While two-thirds of cryopatients will die "expected deaths"
(i.e., not from sudden cardiovascular compromise, suicide,
accident or homicide), only half of these will die in settings or
under conditions that make prompt high quality post-arrest
intervention possible.
Thus, approximately one-third of cryopatients will die from
degenerative disease in a setting that will allow for a
reasonably good chance of prompt post-arrest intervention.
However, this number is also misleading if it is taken to be an
indicator of an optimum chance at recovery or a laboratory-like
model of global cerebral ischemia.
The reality is that of this 35% or so of patients who
present for cryopreservation with adequate warning to mount a
full standby, somewhere between 7-10% of them will suffer from
some major pre-cryopreservation compromise to their brains. Many
of these patients will have organic brain syndrome from
Alzheimer's, multi-infarct dementia, HIV or HIV related CNS
infections (i.e., toxoplasmosis, tuberculosis, meningitis, etc.),
stroke, brain tumor (primary or secondary) or other causes. At
this time, little can be done to improve these patients' chances.
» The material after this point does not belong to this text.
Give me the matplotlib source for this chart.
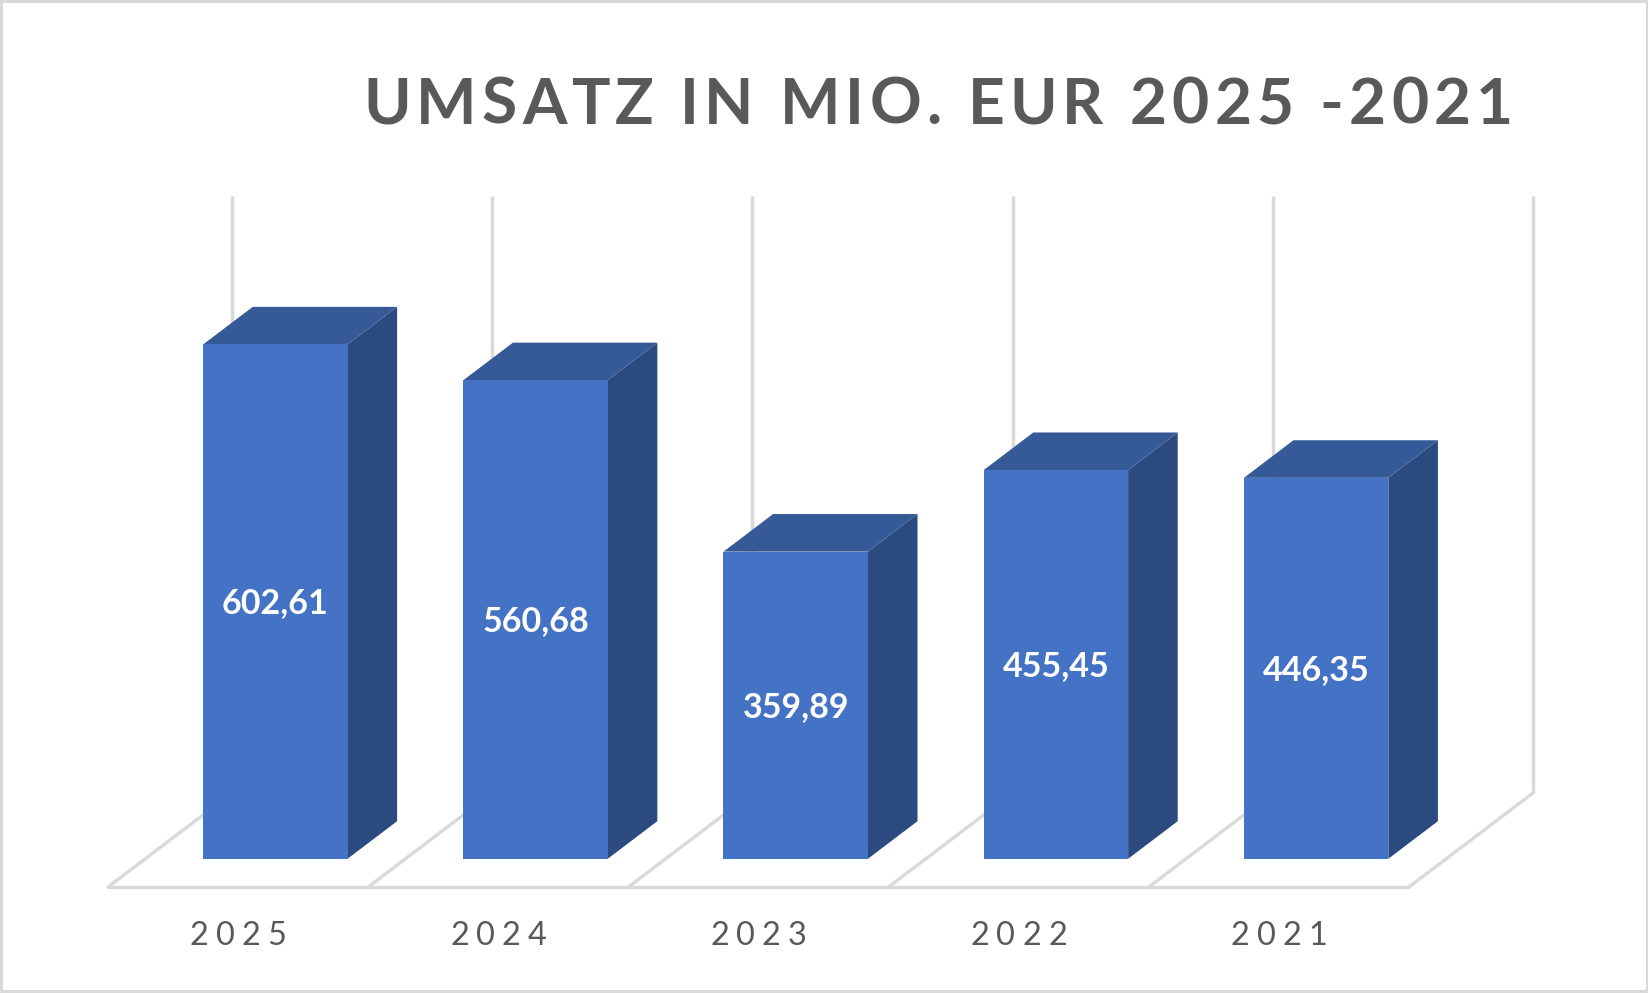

Of the remaining 25% of cryopatients without prearrest primary
brain pathology, most will suffer a prolonged period of agonal
shock characterized by hypoxia, activation of the immune-
inflammatory cascade, and regional cerebral ischemia. As a
consequence, these patients will experience global brain insult
before cardiac arrest ever occurs. Only a small minority of
cryopatients, perhaps as few as 2-10%, will present for
cryopreservation under conditions that allow for an optimum
standby and will experience legal death in a way which results in
little or no antemortem hypoxic-ischemic injury.
It should also be kept in mind that so far we have
considered only the effects of ischemia in a laboratory setting
as our guide to how we should visualize the condition of the
"typical" cryopatient. This scenario or model does not take into
consideration the behavior of the ischemically injured brain in
response to resuscitation (acute reperfusion), induction of
hypothermia, introduction of cryoprotectants during an extended
period of perfusion, and finally, the effects of cryoinjury
during cooling to -196oC.
All cryopatients, no matter how well or how poorly they
experience medicolegal death will, indeed must experience death
before cryopreservations procedure can commence. This fact alone
means that all patients presenting for cryopreservation will
experience some period of ischemic insult: even if the insult is
only 1-2 minutes of global ischemia and 3-5 minutes of inadequate
blood flow and gas exchange during the initial minutes of CPR.
This is the sad reality of how cryonics is practiced today,
and anyone who doubts this reality need only peruse the case
histories of those cryonics organizations that choose to publish
them in sufficient detail to allow a meaningful evaluation.